WDEQ Water Quality Administrator Frederick retires

Water Quality Division
Published: May 5, 2021


Kevin Frederick

 

By Kristine Galloway

CHEYENNE – After many years, Kevin Frederick is entrusting Wyoming’s water quality to someone new.

Frederick retired May 4 from his position as Water Quality Division administrator for the Wyoming Department of Environmental Quality (WDEQ).

WDEQ Director Todd Parfitt said, “We appreciate Kevin’s many years of service to WDEQ and the state of Wyoming. We’ll miss his incredible leadership and extensive knowledge of the agency’s work, but we wish him all the best in his well-earned retirement.”

Frederick came to WDEQ in 1989 from the coal, and oil and gas exploration industry. He first served in WDEQ as a senior environmental analyst in the Lander field office.

Frederick quickly proved his expertise and in 1990 earned a promotion to Groundwater Protection Control Program supervisor, which brought him to Cheyenne. In 2008, he became the Groundwater/Underground Injection Control Program manager.

Frederick’s final promotion came when he took over top command of the Water Quality Division in 2013.

Lily Barkau, WDEQ’s groundwater section manager, said, “There are bosses and managers, and then there are true leaders and coaches. I would put him in that category.”

She worked with Frederick on many projects, including the Pavilion Area Groundwater Investigation, the Gillette-Madison Well Field Project and remediation of groundwater contamination at formerly used defense sites, such as the Atlas Missile Site D west of Cheyenne.

Barkau explained that Frederick recognizes the importance of all the work his employees are doing, and he doesn’t undervalue some work in favor of larger projects.

“He really always has the time for everyone,” Barkau said. And given Frederick’s depth of knowledge about his division, his time and feedback were invaluable.

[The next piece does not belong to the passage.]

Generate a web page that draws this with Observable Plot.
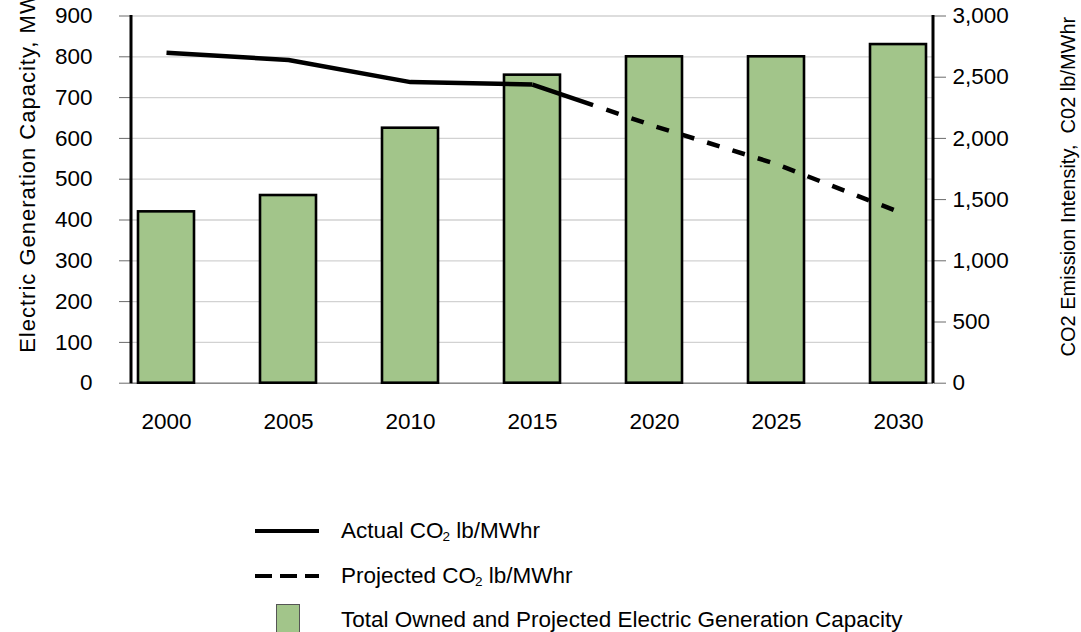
<!DOCTYPE html>
<html>
<head>
<meta charset="utf-8">
<script src="https://cdn.jsdelivr.net/npm/d3@7"></script>
<script src="https://cdn.jsdelivr.net/npm/@observablehq/plot@0.6"></script>
<style>
  html, body { margin: 0; padding: 0; background: #fff; }
  body { position: relative; width: 1081px; height: 632px; overflow: hidden;
         font-family: "Liberation Sans", Arial, sans-serif; color: #000; }
  #chart { position: absolute; left: 0; top: 0; }
  .legend-row { position: absolute; left: 0; height: 30px; display: flex; align-items: center; font-size: 22.5px; }
  .legend-row .swatch { position: absolute; }
  .legend-row .label { position: absolute; left: 341px; white-space: nowrap; }
  .legend-row sub { font-size: 0.6em; vertical-align: -0.25em; margin-left: -1px; }
</style>
</head>
<body>
<div id="chart"></div>
<div id="legend"></div>
<script>
// Capacity (left axis, MW) by year
const years = [2000, 2005, 2010, 2015, 2020, 2025, 2030];
const capacityMW = [420, 460, 625, 755, 800, 800, 830];

// CO2 emission intensity (right axis, lb/MWhr)
const actualYears = [2000, 2005, 2010, 2015];
const actualCO2 = [2700, 2640, 2460, 2440];
const projectedYears = [2015, 2020, 2025, 2030];
const projectedCO2 = [2440, 2100, 1790, 1400];

// Axis ticks
const leftTicks = [0, 100, 200, 300, 400, 500, 600, 700, 800, 900];
const rightTicks = [0, 500, 1000, 1500, 2000, 2500, 3000];
const leftMax = 900;
const rightMax = 3000;

// Text
const leftTitle = "Electric Generation Capacity, MW";
const rightTitle = "CO2 Emission Intensity,  C02 lb/MWhr";
const legendLabels = [
  ["Actual CO", "2", " lb/MWhr"],
  ["Projected CO", "2", " lb/MWhr"],
  ["Total Owned and Projected Electric Generation Capacity", "", ""]
];

const GREEN = "#a2c58a";
const FONT = "'Liberation Sans', Arial, sans-serif";

// right-axis values are drawn on the left (MW) scale through this ratio
const k = leftMax / rightMax;

const capacity = years.map((year, i) => ({year, mw: capacityMW[i]}));
const actual = actualYears.map((year, i) => ({year, co2: actualCO2[i]}));
const projected = projectedYears.map((year, i) => ({year, co2: projectedCO2[i]}));

// long first dash where the projection leaves the actual line, then even dashes
const dashPattern = [64, 14, ...d3.range(16).flatMap(() => [13, 13.5])].join(" ");

const chart = Plot.plot({
  width: 1081,
  height: 450,
  marginTop: 15.5,
  marginBottom: 67.3,
  marginLeft: 131,
  marginRight: 148,
  style: {fontFamily: FONT, fontSize: "22.5px", color: "black", background: "white", overflow: "visible"},
  x: {type: "band", domain: years, paddingInner: 0.537, paddingOuter: 0.03},
  y: {domain: [0, leftMax]},
  marks: [
    Plot.gridY(leftTicks, {stroke: "#d2d2d2", strokeOpacity: 1, strokeWidth: 1.3}),
    Plot.ruleY([0], {stroke: "#8a8a8a", strokeWidth: 1.6}),
    Plot.barY(capacity, {x: "year", y: "mw", fill: GREEN, stroke: "black", strokeWidth: 2.6}),
    Plot.lineY(actual, {x: "year", y: d => d.co2 * k, stroke: "black", strokeWidth: 4.5,
      strokeLinecap: "butt", strokeLinejoin: "miter"}),
    Plot.lineY(projected, {x: "year", y: d => d.co2 * k, stroke: "black", strokeWidth: 4.5,
      strokeLinecap: "butt", strokeLinejoin: "miter", strokeDasharray: dashPattern}),
    Plot.axisY(leftTicks, {anchor: "left", tickSize: 12, tickPadding: 27, label: null,
      stroke: "#6b6b6b", tickFormat: d => String(d)}),
    Plot.axisY(rightTicks.map(v => v * k), {anchor: "right", tickSize: 12, tickPadding: 7, label: null,
      stroke: "#6b6b6b", tickFormat: v => d3.format(",")(Math.round(v / k))}),
    Plot.axisX({tickSize: 0, tickPadding: 30, label: null, tickFormat: d => String(d)}),
    Plot.text([leftTitle], {text: d => d, frameAnchor: "left", textAnchor: "middle",
      rotate: -90, dx: -104, dy: -27, fontSize: 22}),
    Plot.text([rightTitle], {text: d => d, frameAnchor: "right", textAnchor: "middle",
      rotate: -90, dx: 135, dy: -13, fontSize: 20})
  ]
});

// heavy vertical axis lines on both sides of the plot area
const xr = chart.scale("x").range;
const yr = chart.scale("y").range;
const svg = d3.select(chart);
for (const x of [xr[0], xr[1]]) {
  svg.append("line")
    .attr("x1", x).attr("x2", x)
    .attr("y1", yr[0] + 0.5).attr("y2", yr[1] - 0.5)
    .attr("stroke", "black").attr("stroke-width", 3);
}
svg.selectAll("text").filter(function() { return this.textContent === leftTitle; })
  .style("letter-spacing", "1px");

document.getElementById("chart").appendChild(chart);

// legend below the chart
const legend = d3.select("#legend");
const rowCenters = [531, 576, 620];
legendLabels.forEach((parts, i) => {
  const row = legend.append("div").attr("class", "legend-row")
    .style("top", (rowCenters[i] - 15) + "px").style("width", "1081px");
  if (i < 2) {
    const s = row.append("svg").attr("class", "swatch")
      .attr("width", 66).attr("height", 30).style("left", "254px").style("top", "0px");
    s.append("line").attr("x1", 1).attr("x2", 65).attr("y1", 15).attr("y2", 15)
      .attr("stroke", "black").attr("stroke-width", 4.2)
      .attr("stroke-dasharray", i === 1 ? "17 8" : null);
  } else {
    row.append("div").attr("class", "swatch")
      .style("left", "276px").style("top", "-1px")
      .style("width", "22px").style("height", "28px")
      .style("background", GREEN).style("border", "1.5px solid #555");
  }
  const lab = row.append("div").attr("class", "label");
  lab.append("span").text(parts[0]);
  if (parts[1]) lab.append("sub").text(parts[1]);
  if (parts[2]) lab.append("span").text(parts[2]);
});
</script>
</body>
</html>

Jason Thomas, section manager for the Wyoming Pollutant Discharge Elimination System (WYPDES), said he appreciated how decisive Frederick was on top of taking the time to listen to his employees.

“He’s someone who likes to inform himself. He hears people out. He was tough when he needed to be and gentle when that was more appropriate, which is a rare combination,” Thomas said.

“But he’s not afraid to, at some point, just make a call on something and move it forward.”

David Waterstreet, WDEQ’s Watershed Protection Program section manager, also valued Frederick’s mentorship and said he appreciated that Frederick trusted his employees to do their work without looking over their shoulders.

“He lays out his expectations and then just lets you go and lets you get your job done. He had his checks and balances, but he allowed us to do what we were trained to do,” Waterstreet said.

He worked with Frederick for nearly 15 years. In particular, they spent a lot of time working together to address sediment at the Willwood Dam on the Shoshone River.

Waterstreet added that Frederick improved many processes in the Water Quality Division. The permitting and approval processes moved faster and Frederick guided the division through new expectations from the U.S. Environmental Protection Agency.

“We saw a big adjustment during this period, and he provided the leadership that allowed us to address these significant changes. He provided the opportunity for us to come up with new, innovative ways to address issues,” Waterstreet said.

Thomas agreed that Frederick’s work improved efficiency and collaboration, as well as reducing stress, for all his employees.

Jennifer Zygmunt, WDEQ’s Watershed Protection Nonpoint Source Program coordinator, worked with Frederick for 17 years, including those efficiency processes and efforts to move the Water Quality Division to digital workflows and digital records management.

She is serving as interim Water Quality Division administrator.

“He was very supportive in that process. He was willing to go out on a limb to support it and make that happen,” she said.

And Zygmunt added her voice to the praise of Frederick’s supportive leadership and mentoring.

“He gave thoughtful consideration to everything he did to make good decisions for water quality, Wyoming and the people who worked for him,” she said.

Frederick said he looks forward to spending more time with his wife in Wyoming and Arizona. That doesn’t mean he’ll forget his colleagues at WDEQ anytime soon.

"It's been a pleasure and rare opportunity to work with so many professional, dedicated staff within the Water Quality Division and director’s office. Any success I have had, I owe it to these people,” Frederick said.